What is there to hate about them:gasp:, they are unbeleivably cute and very easy to care for!

-

My hedgehog, Bramble, who I got on Friday- doesn't really do big poo's. Infact, I expected them to be much bigger and smellier. :lol2: 
They are wonderful, couldn't imagine not having one now hehe :flrt: xx


----------



## excession (Apr 11, 2009)

Yeah I have to admit that the hog we have has grown on me. I wasnt convinced when we got her.

We got ours as a pet for my wife, who was promptly poorly for 2 weeks so I have been doing a lot of the handling.

Princess (the hog) is a right little huffy miss tho. When I try to pick her up she always balls up and hops up and down. Normally takes her a good ten minutes to stop being moody! But she does make me laugh when she starts to run about.

I could use some good handling tips I guess, as she tends to spike me a lot. Also any tips to help with the poo and wee after they wake up would be great!

She always seems to 'go' about ten minutes or so after I wake her up.


----------



## Cleo27 (Jan 9, 2010)

*APH advice.*

Well I'm not exactly what you would call an expert!

*toilet.*
But I have found that Bramble usually go's between 5-15 minutes after being out. It must be because they are sleeping during the day, generally being un-active, and then the movement causes their bowels to move too.

Personally I don't bother with a litter box, I just remove any poop when I see it. Gives them a little bit more space - the litter trays can be a little bit bulky. Usually you can see their toilet 'hot-spots' lol, and besides, they are clean little creatures too.

*handling*
Since the hedgehogs are nocturnal, I usually try and bring Bramble out between the hours of 8-10pm. I try and handle him for at least a hour per night- half an hour would be perfectly fine, it's just I kind of want to get him used to me and getting handled in a short amount of time, and I have found that the extra half hour I give him has really payed off!
I just kind of talk to him for about a minute before I actually get him out of his zoozone- they have got pretty crap eyesight, and just going in and picking him/her up is probably going to give them a fright. Once I have finished talking to him I gently scoop him up in a sort of fleecey blanket, and keep talking and reassuring him. I usually find talking to him and holding him close to me makes him slightly calmer. 
They don't really like getting woken up during the day and they are quite huffy if woken, so try and avoid handling in the daytime, you're just going to have a angry little ball of spikes, usually resulting in you getting pricked. 
Giving the hedgehog treats such as mealies and little bits of chicken, show your hedgie that you're not going to harm them, and they will probably start to see you as the 'mealie machine'. Lmao.
I have found that just sitting beside the cage at night and talking to Bramble has made him a little more confident with me.

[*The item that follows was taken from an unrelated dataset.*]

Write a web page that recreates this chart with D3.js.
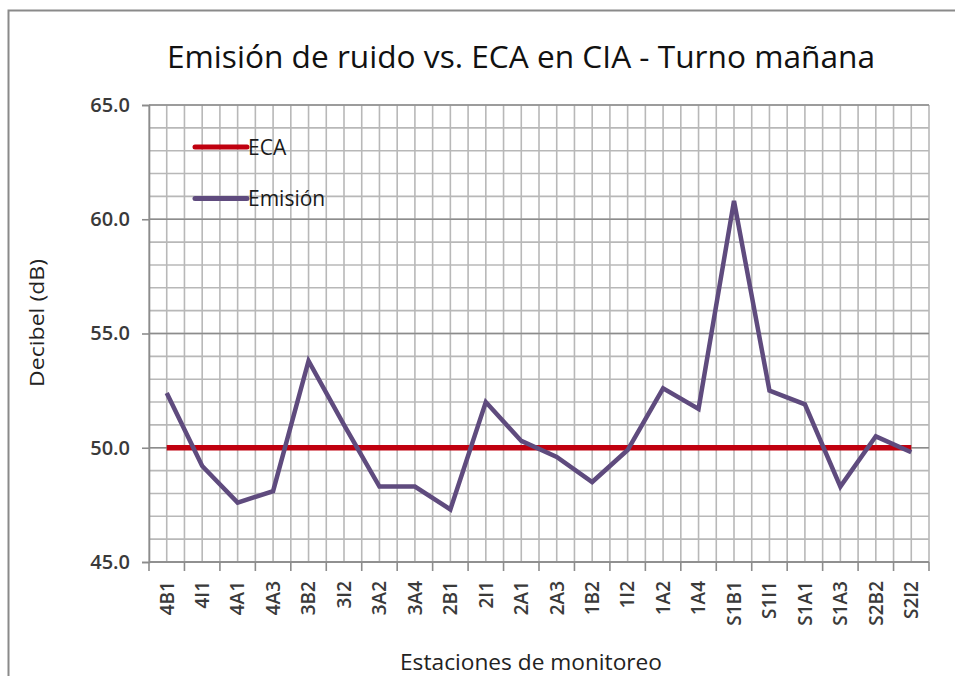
<!DOCTYPE html>
<html>
<head>
<meta charset="utf-8">
<script src="https://cdn.jsdelivr.net/npm/d3@7"></script>
<style>
  html, body { margin: 0; padding: 0; background: #fff; }
  svg { display: block; }
  text { font-family: "Open Sans", "DejaVu Sans", sans-serif; }
</style>
</head>
<body>
<svg id="chart" width="955" height="676"></svg>
<script>
const categories = ["4B1","4I1","4A1","4A3","3B2","3I2","3A2","3A4","2B1","2I1","2A1","2A3","1B2","1I2","1A2","1A4","S1B1","S1I1","S1A1","S1A3","S2B2","S2I2"];
const emision = [52.4, 49.2, 47.6, 48.1, 53.8, 51.0, 48.3, 48.3, 47.3, 52.0, 50.3, 49.6, 48.5, 49.9, 52.6, 51.7, 60.8, 52.5, 51.9, 48.3, 50.5, 49.8];
const eca = categories.map(() => 50.0);
const yTicks = [45, 50, 55, 60, 65];
const seriesNames = ["ECA", "Emisión"];
const seriesColors = ["#C0000F", "#5F4B7E"];
const titleText = "Emisión de ruido vs. ECA en CIA - Turno mañana";
const yTitle = "Decibel (dB)";
const xTitle = "Estaciones de monitoreo";

const svg = d3.select("#chart");
const W = 955, H = 676;
const plot = { left: 149, right: 929, top: 105, bottom: 562 };

// outer frame
svg.append("rect")
  .attr("x", 8.5).attr("y", 10.5)
  .attr("width", W + 20).attr("height", H + 20)
  .attr("fill", "#fff").attr("stroke", "#8a8a8a").attr("stroke-width", 2);

const x = d3.scaleBand().domain(categories).range([plot.left, plot.right]).padding(0);
const y = d3.scaleLinear().domain([45, 65]).range([plot.bottom, plot.top]);
const bw = x.bandwidth();

// minor horizontal gridlines (every 1 dB)
const g = svg.append("g");
g.selectAll("line.hmin").data(d3.range(45, 66, 1)).join("line")
  .attr("x1", plot.left).attr("x2", plot.right)
  .attr("y1", d => y(d)).attr("y2", d => y(d))
  .attr("stroke", "#b8b8b8").attr("stroke-width", 1.6);

// vertical gridlines at band boundaries and centers
const vLines = [];
categories.forEach(c => { vLines.push(x(c)); vLines.push(x(c) + bw / 2); });
vLines.push(plot.right);
g.selectAll("line.v").data(vLines).join("line")
  .attr("x1", d => d).attr("x2", d => d)
  .attr("y1", plot.top).attr("y2", plot.bottom)
  .attr("stroke", "#b8b8b8").attr("stroke-width", 1.6);

// major horizontal gridlines
g.selectAll("line.hmaj").data(yTicks).join("line")
  .attr("x1", plot.left).attr("x2", plot.right)
  .attr("y1", d => y(d)).attr("y2", d => y(d))
  .attr("stroke", "#8c8c8c").attr("stroke-width", 1.6);

// Y axis
const yAxis = d3.axisLeft(y).tickValues(yTicks).tickSize(7).tickPadding(12).tickFormat(d3.format(".1f"));
const ya = svg.append("g").attr("transform", `translate(${plot.left},0)`).call(yAxis);
ya.select(".domain").attr("stroke", "#8c8c8c").attr("stroke-width", 1.6);
ya.selectAll(".tick line").attr("stroke", "#8c8c8c").attr("stroke-width", 1.6);
ya.selectAll(".tick text").attr("font-size", 20).attr("font-weight", 600)
  .attr("fill", "#3a3a3a").attr("font-family", "'Open Sans', sans-serif");

// X axis with ticks at band boundaries
const xa = svg.append("g").attr("transform", `translate(0,${plot.bottom})`);
const bounds = categories.map(c => x(c)).concat([plot.right]);
xa.append("line").attr("x1", plot.left).attr("x2", plot.right).attr("y1", 0).attr("y2", 0)
  .attr("stroke", "#8c8c8c").attr("stroke-width", 1.6);
xa.selectAll("line.tk").data(bounds).join("line")
  .attr("x1", d => d).attr("x2", d => d).attr("y1", 0).attr("y2", 9)
  .attr("stroke", "#8c8c8c").attr("stroke-width", 1.6);
xa.selectAll("text").data(categories).join("text")
  .attr("transform", d => `translate(${x(d) + bw / 2},19) rotate(-90)`)
  .attr("text-anchor", "end").attr("dy", "0.36em")
  .attr("font-size", 19).attr("font-weight", 600).attr("fill", "#3a3a3a")
  .text(d => d);

// Lines
const line = d3.line().x((d, i) => x(categories[i]) + bw / 2).y(d => y(d));
svg.append("path").datum(eca).attr("d", line)
  .attr("fill", "none").attr("stroke", seriesColors[0]).attr("stroke-width", 5.5);
svg.append("path").datum(emision).attr("d", line)
  .attr("fill", "none").attr("stroke", seriesColors[1]).attr("stroke-width", 4.5)
  .attr("stroke-linejoin", "miter");

// Legend
const lg = svg.append("g");
seriesNames.forEach((n, i) => {
  const ly = 147 + i * 51.5;
  lg.append("line").attr("x1", 195).attr("x2", 247).attr("y1", ly).attr("y2", ly)
    .attr("stroke", seriesColors[i]).attr("stroke-width", 5).attr("stroke-linecap", "round");
  lg.append("text").attr("x", 248).attr("y", ly).attr("dy", "0.36em")
    .attr("font-size", 21).attr("fill", "#1a1a1a").text(n);
});

// Title
svg.append("text").attr("x", 521).attr("y", 68).attr("text-anchor", "middle")
  .attr("font-size", 31).attr("fill", "#111")
  .attr("textLength", 708).attr("lengthAdjust", "spacingAndGlyphs")
  .text(titleText);

// Axis titles
svg.append("text").attr("transform", "translate(44,323) rotate(-90)")
  .attr("text-anchor", "middle").attr("font-size", 20).attr("fill", "#222")
  .attr("textLength", 128).attr("lengthAdjust", "spacingAndGlyphs")
  .text(yTitle);
svg.append("text").attr("x", 531).attr("y", 670).attr("text-anchor", "middle")
  .attr("font-size", 21).attr("fill", "#222")
  .attr("textLength", 262).attr("lengthAdjust", "spacingAndGlyphs")
  .text(xTitle);
</script>
</body>
</html>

Even though I have only had him for 5 days now I have seen a *massive* improvement from what he was like when I first got him. He hasn't balled up since the 2nd day and he seems to be enjoying handling and me interacting with him.

Hope this helps a little bit : victory:
www.pygmyhogs.co.uk - join this forum, they are all very helpful and will try and help you with virtually any question you throw at them


Oh and post some pics hehe :flrt:xx


----------



## excession (Apr 11, 2009)

Cleo27 said:


> Well I'm not exactly what you would call an expert!
> 
> *toilet.*
> But I have found that Bramble usually go's between 5-15 minutes after being out. It must be because they are sleeping during the day, generally being un-active, and then the movement causes their bowels to move too.
> ...



Thank you for the tips!

Spent a while waking her up slowly tonight, she still seems very scared.

Will noises like fish tank pumps and TV make her more jumpy?

We are moving her to a new viv in the reptile room in a few days which will be quieter.

Ahh pictures, I can help with that!

Here you are:


----------



## Cleo27 (Jan 9, 2010)

*handling your hog!!*



excession said:


> Thank you for the tips!
> 
> Spent a while waking her up slowly tonight, she still seems very scared.
> 
> ...


Awwww she is lovely :flrt:!
Well I have kinda found loud noises or even something as simple as a light switch can make them jump and have a wee huff. So maybe try to handle her in the quietest place in your house, maybe somewhere with the TV on quite low, for the first couple of days until she comes out of her shell a little. Well thats what I've done with Bramble:whistling2:
They are the type of animals that basically give you back just as much as you put in, and are very rewarding when they finally begin to trust you.
As I said, keep feeding her little treats and talk in a calm, soothing voice - and I'm sure she'll come round in no time!: victory:
He is much better and I have saw so much improvement in such a short time. There is obviously some hedgehogs that are just huffy, and that's their personality, but with a bit of coaxing and lots of love - all of them can start to tolerate (and enjoy!) handling.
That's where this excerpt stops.